A case study is really just a simple story. The purpose of the story is to help an audience understand a tool or process they might use to solve a problem. The story begins with a description of a problem or opportunity, then talks about the process or tool, and finally talks about the outcome.
Writing a simple case study is an effective technique to persuade colleagues to work in a new way. With as little as a page or two of content, it helps readers understand the value of using a new tool or process.
- Start with Purpose
- What is the point of this case study? Define your purpose in simple terms that everyone can understand. It should be no more than 3 sentences.
- Define your Audience
- Who is your most important targeted audience? In other words, who are you writing it for? Ottawa County employees? The larger community? You want to be sure to frame your message in a way that will engage your audience.
- Consider the mode of communication
- Where will this case study be published? On Ottawa County’s website? In a printed newsletter? Via email? On the online playbook? For an annual report for stakeholders? People absorb information differently, depending on where is it published.
- Add Constraints
- What is the due date for this case study? Does it need to be complete by a certain publication date or do you have some flexibility? Do you have a limited word count or other requirements?

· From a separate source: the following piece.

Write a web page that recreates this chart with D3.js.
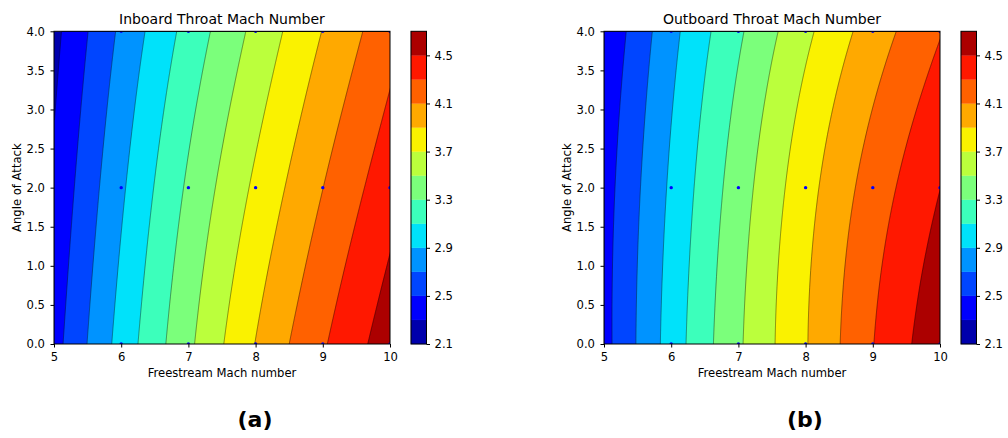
<!DOCTYPE html>
<html>
<head>
<meta charset="utf-8">
<script src="https://cdn.jsdelivr.net/npm/d3@7"></script>
<style>
  body { margin: 0; background: #fff; }
  svg { display: block; }
  text { font-family: "DejaVu Sans", sans-serif; }
</style>
</head>
<body>
<svg id="fig" width="1008" height="438"></svg>
<script>
// Throat Mach number on the (freestream Mach, angle of attack) grid.
// Rows follow alphaGrid, columns follow machGrid.
const machGrid = [5, 6, 7, 8, 9, 10];
const alphaGrid = [0, 2, 4];
const inboardValues = [
  [2.428, 2.978, 3.461, 3.909, 4.280, 4.611],
  [2.340, 2.871, 3.335, 3.741, 4.101, 4.423],
  [2.247, 2.743, 3.174, 3.557, 3.909, 4.231]
];
const outboardValues = [
  [2.436, 2.990, 3.473, 3.889, 4.297, 4.642],
  [2.417, 2.938, 3.406, 3.826, 4.192, 4.500],
  [2.329, 2.841, 3.270, 3.657, 3.997, 4.290]
];
// Simulated cases shown as dots
const sampleMach = [6, 7, 8, 9, 10];
const sampleAlpha = [0, 2, 4];
// Contour levels and tick labels
const levels = [2.1, 2.3, 2.5, 2.7, 2.9, 3.1, 3.3, 3.5, 3.7, 3.9, 4.1, 4.3, 4.5, 4.7];
const colorbarTicks = [2.1, 2.5, 2.9, 3.3, 3.7, 4.1, 4.5];
const xTicks = [5, 6, 7, 8, 9, 10];
const yTicks = [0, 0.5, 1, 1.5, 2, 2.5, 3, 3.5, 4];

const panels = [
  { title: "Inboard Throat Mach Number", values: inboardValues, tag: "(a)", left: 54 },
  { title: "Outboard Throat Mach Number", values: outboardValues, tag: "(b)", left: 604 }
];

// matplotlib "jet" colormap
function jet(t) {
  const seg = (pts) => {
    for (let i = 1; i < pts.length; i++) {
      if (t <= pts[i][0]) {
        const [x0, y0] = pts[i - 1], [x1, y1] = pts[i];
        return y0 + (y1 - y0) * (t - x0) / (x1 - x0);
      }
    }
    return pts[pts.length - 1][1];
  };
  const r = seg([[0, 0], [0.35, 0], [0.66, 1], [0.89, 1], [1, 0.5]]);
  const g = seg([[0, 0], [0.125, 0], [0.375, 1], [0.64, 1], [0.91, 0], [1, 0]]);
  const b = seg([[0, 0.5], [0.11, 1], [0.34, 1], [0.65, 0], [1, 0]]);
  return d3.rgb(r * 255, g * 255, b * 255).formatHex();
}
const nBands = levels.length - 1;
const bandColors = d3.range(nBands).map(k => jet((k + 0.5) / nBands));

// natural cubic spline through (xs, ys)
function naturalSpline(xs, ys) {
  const n = xs.length;
  const h = d3.range(n - 1).map(i => xs[i + 1] - xs[i]);
  const a = new Array(n).fill(0), b = new Array(n).fill(1), c = new Array(n).fill(0), d = new Array(n).fill(0);
  for (let i = 1; i < n - 1; i++) {
    a[i] = h[i - 1]; b[i] = 2 * (h[i - 1] + h[i]); c[i] = h[i];
    d[i] = 6 * ((ys[i + 1] - ys[i]) / h[i] - (ys[i] - ys[i - 1]) / h[i - 1]);
  }
  for (let i = 1; i < n; i++) {
    const m = a[i] / b[i - 1];
    b[i] -= m * c[i - 1]; d[i] -= m * d[i - 1];
  }
  const M = new Array(n).fill(0);
  M[n - 1] = d[n - 1] / b[n - 1];
  for (let i = n - 2; i >= 0; i--) M[i] = (d[i] - c[i] * M[i + 1]) / b[i];
  return x => {
    const i = Math.min(n - 2, Math.max(0, d3.bisectRight(xs, x) - 1));
    const t = x - xs[i], u = xs[i + 1] - x, hi = h[i];
    return M[i] * u * u * u / (6 * hi) + M[i + 1] * t * t * t / (6 * hi)
      + (ys[i] / hi - M[i] * hi / 6) * u + (ys[i + 1] / hi - M[i + 1] * hi / 6) * t;
  };
}

// smooth surface: spline along Mach, quadratic through the three alpha rows
function surface(values) {
  const rows = values.map(row => naturalSpline(machGrid, row));
  const [a0, a1, a2] = alphaGrid;
  return (m, al) => {
    const l0 = (al - a1) * (al - a2) / ((a0 - a1) * (a0 - a2));
    const l1 = (al - a0) * (al - a2) / ((a1 - a0) * (a1 - a2));
    const l2 = (al - a0) * (al - a1) / ((a2 - a0) * (a2 - a1));
    return l0 * rows[0](m) + l1 * rows[1](m) + l2 * rows[2](m);
  };
}

const svg = d3.select("#fig");
const plotW = 336, plotTop = 31.3, plotBottom = 344;
const FS = 11.6;

panels.forEach((p, pi) => {
  const x = d3.scaleLinear().domain([5, 10]).range([p.left, p.left + plotW]);
  const y = d3.scaleLinear().domain([0, 4]).range([plotBottom, plotTop]);
  const g = svg.append("g");

  const clipId = "clip" + pi;
  svg.append("clipPath").attr("id", clipId)
    .append("rect").attr("x", p.left).attr("y", plotTop).attr("width", plotW).attr("height", plotBottom - plotTop);

  // sample the surface on a fine grid
  const nx = 340, ny = 316;
  const f = surface(p.values);
  const grid = new Float64Array(nx * ny);
  for (let j = 0; j < ny; j++) {
    const al = 4 - j * 4 / (ny - 1);
    for (let i = 0; i < nx; i++) {
      grid[j * nx + i] = f(5 + i * 5 / (nx - 1), al);
    }
  }
  const contours = d3.contours().size([nx, ny]).thresholds(levels.slice(0, nBands))(grid);
  const proj = d3.geoTransform({
    point(px, py) { this.stream.point(x(5 + px * 5 / (nx - 1)), y(4 - py * 4 / (ny - 1))); }
  });
  const path = d3.geoPath(proj);

  const cg = g.append("g").attr("clip-path", `url(#${clipId})`);
  cg.selectAll("path.band").data(contours).join("path")
    .attr("class", "band")
    .attr("d", path)
    .attr("fill", (c, k) => bandColors[k])
    .attr("stroke", (c, k) => bandColors[k])
    .attr("stroke-width", 0.3);
  cg.selectAll("path.line").data(contours.slice(1)).join("path")
    .attr("class", "line")
    .attr("d", path)
    .attr("fill", "none")
    .attr("stroke", "#000")
    .attr("stroke-opacity", 0.75)
    .attr("stroke-width", 0.55);

  // simulated cases
  const pts = [];
  sampleAlpha.forEach(a => sampleMach.forEach(m => pts.push([m, a])));
  cg.selectAll("circle").data(pts).join("circle")
    .attr("cx", d => x(d[0])).attr("cy", d => y(d[1])).attr("r", 1.7)
    .attr("fill", "#0000ff");

  // frame
  g.append("rect").attr("x", p.left).attr("y", plotTop).attr("width", plotW).attr("height", plotBottom - plotTop)
    .attr("fill", "none").attr("stroke", "#000").attr("stroke-width", 1);

  // axes
  const xa = g.append("g").attr("transform", `translate(0,${plotBottom})`)
    .call(d3.axisBottom(x).tickValues(xTicks).tickFormat(d3.format("d")).tickSize(3.5).tickPadding(5.5));
  const ya = g.append("g").attr("transform", `translate(${p.left},0)`)
    .call(d3.axisLeft(y).tickValues(yTicks).tickFormat(d3.format(".1f")).tickSize(3.5).tickPadding(5.5));
  [xa, ya].forEach(a => {
    a.select(".domain").remove();
    a.selectAll("text").attr("font-size", FS).attr("fill", "#000").attr("font-family", "DejaVu Sans, sans-serif");
    a.selectAll("line").attr("stroke", "#000");
  });

  // labels
  g.append("text").attr("x", p.left + plotW / 2).attr("y", 24).attr("text-anchor", "middle")
    .attr("font-size", 14).text(p.title);
  g.append("text").attr("x", p.left + plotW / 2).attr("y", 377).attr("text-anchor", "middle")
    .attr("font-size", FS).text("Freestream Mach number");
  g.append("text").attr("transform", `translate(${p.left - 33.5},${(plotTop + plotBottom) / 2}) rotate(-90)`)
    .attr("text-anchor", "middle").attr("font-size", FS).text("Angle of Attack");
  g.append("text").attr("x", p.left + 201).attr("y", 427).attr("text-anchor", "middle")
    .attr("font-size", 22).attr("font-weight", "bold").text(p.tag);

  // colorbar
  const cbx = p.left + 357, cbw = 15.5;
  const cy = d3.scaleLinear().domain([levels[0], levels[levels.length - 1]]).range([plotBottom, plotTop]);
  const bands = d3.range(nBands).map(k => [levels[k], levels[k + 1]]);
  g.selectAll("rect.cb").data(bands).join("rect").attr("class", "cb")
    .attr("x", cbx).attr("width", cbw)
    .attr("y", d => cy(d[1])).attr("height", d => cy(d[0]) - cy(d[1]))
    .attr("fill", (d, k) => bandColors[k])
    .attr("stroke", (d, k) => bandColors[k]).attr("stroke-width", 0.3);
  g.append("rect").attr("x", cbx).attr("y", plotTop).attr("width", cbw).attr("height", plotBottom - plotTop)
    .attr("fill", "none").attr("stroke", "#000").attr("stroke-width", 1);
  const ca = g.append("g").attr("transform", `translate(${cbx + cbw},0)`)
    .call(d3.axisRight(cy).tickValues(colorbarTicks).tickFormat(d3.format(".1f")).tickSize(3.5).tickPadding(4.5));
  ca.select(".domain").remove();
  ca.selectAll("text").attr("font-size", FS).attr("fill", "#000").attr("font-family", "DejaVu Sans, sans-serif");
  ca.selectAll("line").attr("stroke", "#000");
});
</script>
</body>
</html>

- Gather Assets & Information
- Create a list of people who were involved in the case study and “interview” them to get as much first-hand information as possible. (Be sure to take notes! It is particularly important to talk to the people most affected by the case study so you can hear how their lives have been changed by it. (In this context, “interview” can mean an informal conversation, a phone call, or an email with a list of questions.) In addition, gather photographs or other visual assets from the people involved (if available).